Every record should be repeated exactly, except that pictures are left out.

### DATASET ENTRIES
╭──
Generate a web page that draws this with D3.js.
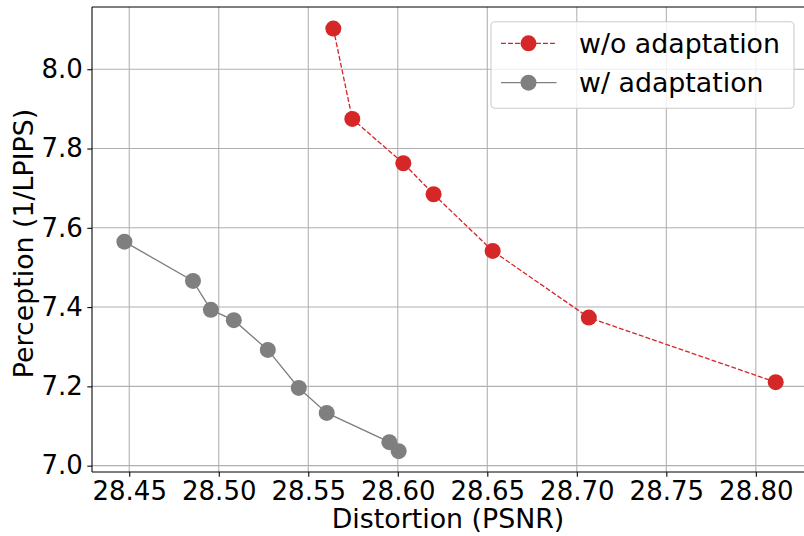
<!DOCTYPE html>
<html>
<head>
<meta charset="utf-8">
<script src="https://cdn.jsdelivr.net/npm/d3@7"></script>
<style>
  html, body { margin: 0; padding: 0; background: #fff; }
  svg { display: block; }
  text { font-family: "DejaVu Sans", sans-serif; }
</style>
</head>
<body>
<script>
// ---- data ----
const seriesNames = ["w/o adaptation", "w/ adaptation"];
const woX = [28.5640, 28.5746, 28.6031, 28.6200, 28.6530, 28.7067, 28.8111];
const woY = [8.1026, 7.8747, 7.7628, 7.6847, 7.5417, 7.3735, 7.2106];
const wX = [28.4473, 28.4856, 28.4956, 28.5084, 28.5274, 28.5447, 28.5603, 28.5953, 28.6005];
const wY = [7.565, 7.466, 7.393, 7.367, 7.292, 7.196, 7.133, 7.0593, 7.0366];
const xTicks = [28.45, 28.50, 28.55, 28.60, 28.65, 28.70, 28.75, 28.80];
const yTicks = [7.0, 7.2, 7.4, 7.6, 7.8, 8.0];
const xLabel = "Distortion (PSNR)";
const yLabel = "Perception (1/LPIPS)";

// ---- layout ----
const W = 804, H = 536;
const pL = 92, pR = 804, pT = 7, pB = 472;
const tickFont = 26, labelFont = 26.8, legendFont = 26.8;

const svg = d3.select("body").append("svg").attr("width", W).attr("height", H);

const x = d3.scaleLinear().domain([28.4292, 28.8269]).range([pL, pR]);
const y = d3.scaleLinear().domain([6.984, 8.157]).range([pB, pT]);

// grid
const grid = svg.append("g");
grid.selectAll("line.gx").data(xTicks).enter().append("line")
  .attr("x1", d => x(d)).attr("x2", d => x(d)).attr("y1", pT).attr("y2", pB)
  .attr("stroke", "#b0b0b0").attr("stroke-width", 1.07);
grid.selectAll("line.gy").data(yTicks).enter().append("line")
  .attr("x1", pL).attr("x2", pR).attr("y1", d => y(d)).attr("y2", d => y(d))
  .attr("stroke", "#b0b0b0").attr("stroke-width", 1.07);

// axes
const xAxis = d3.axisBottom(x).tickValues(xTicks).tickFormat(d3.format(".2f"))
  .tickSizeInner(4.7).tickSizeOuter(0).tickPadding(4.5);
const yAxis = d3.axisLeft(y).tickValues(yTicks).tickFormat(d3.format(".1f"))
  .tickSizeInner(4.7).tickSizeOuter(0).tickPadding(4.5);

const gx = svg.append("g").attr("transform", `translate(0,${pB})`).call(xAxis);
const gy = svg.append("g").attr("transform", `translate(${pL},0)`).call(yAxis);
[gx, gy].forEach(g => {
  g.select(".domain").remove();
  g.selectAll(".tick line").attr("stroke", "#000").attr("stroke-width", 1.07);
  g.selectAll(".tick text").attr("fill", "#000").style("font-size", tickFont + "px")
    .style("font-family", '"DejaVu Sans", sans-serif');
});

// series
const line = d3.line().x(d => x(d[0])).y(d => y(d[1]));
const woData = woX.map((v, i) => [v, woY[i]]);
const wData = wX.map((v, i) => [v, wY[i]]);

const series = [
  { name: seriesNames[0], data: woData, color: "#d62728", dash: "4.9,2.1" },
  { name: seriesNames[1], data: wData, color: "#7f7f7f", dash: null }
];

series.forEach(s => {
  const g = svg.append("g");
  g.append("path").datum(s.data).attr("d", line)
    .attr("fill", "none").attr("stroke", s.color).attr("stroke-width", 1.33)
    .attr("stroke-dasharray", s.dash);
  g.selectAll("circle").data(s.data).enter().append("circle")
    .attr("cx", d => x(d[0])).attr("cy", d => y(d[1])).attr("r", 8)
    .attr("fill", s.color);
});

// spines
svg.append("line").attr("x1", pL).attr("x2", pL).attr("y1", pT).attr("y2", pB)
  .attr("stroke", "#000").attr("stroke-width", 1.07);
svg.append("line").attr("x1", pL).attr("x2", pR).attr("y1", pB).attr("y2", pB)
  .attr("stroke", "#000").attr("stroke-width", 1.07);
svg.append("line").attr("x1", pL).attr("x2", pR).attr("y1", pT).attr("y2", pT)
  .attr("stroke", "#000").attr("stroke-width", 1.07);

// axis labels
svg.append("text").attr("x", (pL + pR) / 2).attr("y", 528)
  .attr("text-anchor", "middle").style("font-size", labelFont + "px").text(xLabel);
svg.append("text").attr("transform", `translate(33,${(pT + pB) / 2 + 4}) rotate(-90)`)
  .attr("text-anchor", "middle").style("font-size", labelFont + "px").text(yLabel);

// legend
const lg = svg.append("g");
lg.append("rect").attr("x", 491).attr("y", 21.7).attr("width", 303).attr("height", 86.6)
  .attr("rx", 4).attr("ry", 4)
  .attr("fill", "rgba(255,255,255,0.8)").attr("stroke", "#cccccc").attr("stroke-width", 1.07);
const rowsY = [43.3, 82.7];
series.forEach((s, i) => {
  const ry = rowsY[i];
  lg.append("line").attr("x1", 501).attr("x2", 556.5).attr("y1", ry).attr("y2", ry)
    .attr("stroke", s.color).attr("stroke-width", 1.33).attr("stroke-dasharray", s.dash);
  lg.append("circle").attr("cx", 528.5).attr("cy", ry).attr("r", 8).attr("fill", s.color);
  lg.append("text").attr("x", 579).attr("y", ry).attr("dy", "0.36em")
    .style("font-size", legendFont + "px").attr("fill", "#000").text(s.name);
});
</script>
</body>
</html>
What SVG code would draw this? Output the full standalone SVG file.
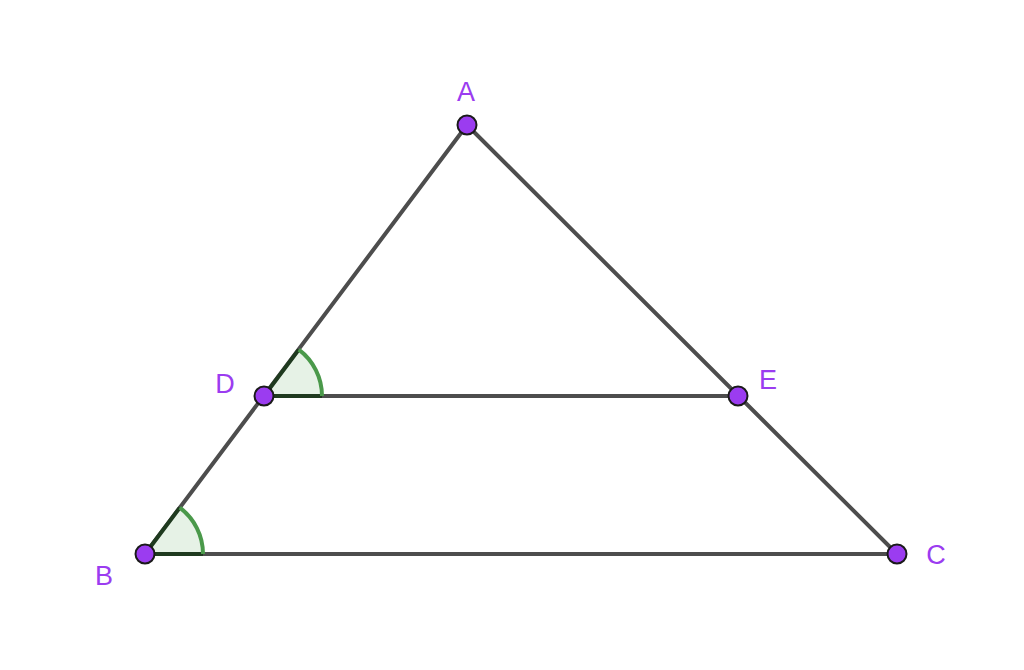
╰──
### ANSWER FOR THE TASK
Generate a web page that draws this with D3.js.
<!DOCTYPE html>
<html>
<head>
<meta charset="utf-8">
<script src="https://cdn.jsdelivr.net/npm/d3@7"></script>
<style>
  html, body { margin: 0; padding: 0; background: #fff; }
  svg { display: block; }
  text { font-family: "DejaVu Sans", sans-serif; }
</style>
</head>
<body>
<script>
// ---- data ----
const seriesNames = ["w/o adaptation", "w/ adaptation"];
const woX = [28.5640, 28.5746, 28.6031, 28.6200, 28.6530, 28.7067, 28.8111];
const woY = [8.1026, 7.8747, 7.7628, 7.6847, 7.5417, 7.3735, 7.2106];
const wX = [28.4473, 28.4856, 28.4956, 28.5084, 28.5274, 28.5447, 28.5603, 28.5953, 28.6005];
const wY = [7.565, 7.466, 7.393, 7.367, 7.292, 7.196, 7.133, 7.0593, 7.0366];
const xTicks = [28.45, 28.50, 28.55, 28.60, 28.65, 28.70, 28.75, 28.80];
const yTicks = [7.0, 7.2, 7.4, 7.6, 7.8, 8.0];
const xLabel = "Distortion (PSNR)";
const yLabel = "Perception (1/LPIPS)";

// ---- layout ----
const W = 804, H = 536;
const pL = 92, pR = 804, pT = 7, pB = 472;
const tickFont = 26, labelFont = 26.8, legendFont = 26.8;

const svg = d3.select("body").append("svg").attr("width", W).attr("height", H);

const x = d3.scaleLinear().domain([28.4292, 28.8269]).range([pL, pR]);
const y = d3.scaleLinear().domain([6.984, 8.157]).range([pB, pT]);

// grid
const grid = svg.append("g");
grid.selectAll("line.gx").data(xTicks).enter().append("line")
  .attr("x1", d => x(d)).attr("x2", d => x(d)).attr("y1", pT).attr("y2", pB)
  .attr("stroke", "#b0b0b0").attr("stroke-width", 1.07);
grid.selectAll("line.gy").data(yTicks).enter().append("line")
  .attr("x1", pL).attr("x2", pR).attr("y1", d => y(d)).attr("y2", d => y(d))
  .attr("stroke", "#b0b0b0").attr("stroke-width", 1.07);

// axes
const xAxis = d3.axisBottom(x).tickValues(xTicks).tickFormat(d3.format(".2f"))
  .tickSizeInner(4.7).tickSizeOuter(0).tickPadding(4.5);
const yAxis = d3.axisLeft(y).tickValues(yTicks).tickFormat(d3.format(".1f"))
  .tickSizeInner(4.7).tickSizeOuter(0).tickPadding(4.5);

const gx = svg.append("g").attr("transform", `translate(0,${pB})`).call(xAxis);
const gy = svg.append("g").attr("transform", `translate(${pL},0)`).call(yAxis);
[gx, gy].forEach(g => {
  g.select(".domain").remove();
  g.selectAll(".tick line").attr("stroke", "#000").attr("stroke-width", 1.07);
  g.selectAll(".tick text").attr("fill", "#000").style("font-size", tickFont + "px")
    .style("font-family", '"DejaVu Sans", sans-serif');
});

// series
const line = d3.line().x(d => x(d[0])).y(d => y(d[1]));
const woData = woX.map((v, i) => [v, woY[i]]);
const wData = wX.map((v, i) => [v, wY[i]]);

const series = [
  { name: seriesNames[0], data: woData, color: "#d62728", dash: "4.9,2.1" },
  { name: seriesNames[1], data: wData, color: "#7f7f7f", dash: null }
];

series.forEach(s => {
  const g = svg.append("g");
  g.append("path").datum(s.data).attr("d", line)
    .attr("fill", "none").attr("stroke", s.color).attr("stroke-width", 1.33)
    .attr("stroke-dasharray", s.dash);
  g.selectAll("circle").data(s.data).enter().append("circle")
    .attr("cx", d => x(d[0])).attr("cy", d => y(d[1])).attr("r", 8)
    .attr("fill", s.color);
});

// spines
svg.append("line").attr("x1", pL).attr("x2", pL).attr("y1", pT).attr("y2", pB)
  .attr("stroke", "#000").attr("stroke-width", 1.07);
svg.append("line").attr("x1", pL).attr("x2", pR).attr("y1", pB).attr("y2", pB)
  .attr("stroke", "#000").attr("stroke-width", 1.07);
svg.append("line").attr("x1", pL).attr("x2", pR).attr("y1", pT).attr("y2", pT)
  .attr("stroke", "#000").attr("stroke-width", 1.07);

// axis labels
svg.append("text").attr("x", (pL + pR) / 2).attr("y", 528)
  .attr("text-anchor", "middle").style("font-size", labelFont + "px").text(xLabel);
svg.append("text").attr("transform", `translate(33,${(pT + pB) / 2 + 4}) rotate(-90)`)
  .attr("text-anchor", "middle").style("font-size", labelFont + "px").text(yLabel);

// legend
const lg = svg.append("g");
lg.append("rect").attr("x", 491).attr("y", 21.7).attr("width", 303).attr("height", 86.6)
  .attr("rx", 4).attr("ry", 4)
  .attr("fill", "rgba(255,255,255,0.8)").attr("stroke", "#cccccc").attr("stroke-width", 1.07);
const rowsY = [43.3, 82.7];
series.forEach((s, i) => {
  const ry = rowsY[i];
  lg.append("line").attr("x1", 501).attr("x2", 556.5).attr("y1", ry).attr("y2", ry)
    .attr("stroke", s.color).attr("stroke-width", 1.33).attr("stroke-dasharray", s.dash);
  lg.append("circle").attr("cx", 528.5).attr("cy", ry).attr("r", 8).attr("fill", s.color);
  lg.append("text").attr("x", 579).attr("y", ry).attr("dy", "0.36em")
    .style("font-size", legendFont + "px").attr("fill", "#000").text(s.name);
});
</script>
</body>
</html>
What SVG code would draw this? Output the full standalone SVG file.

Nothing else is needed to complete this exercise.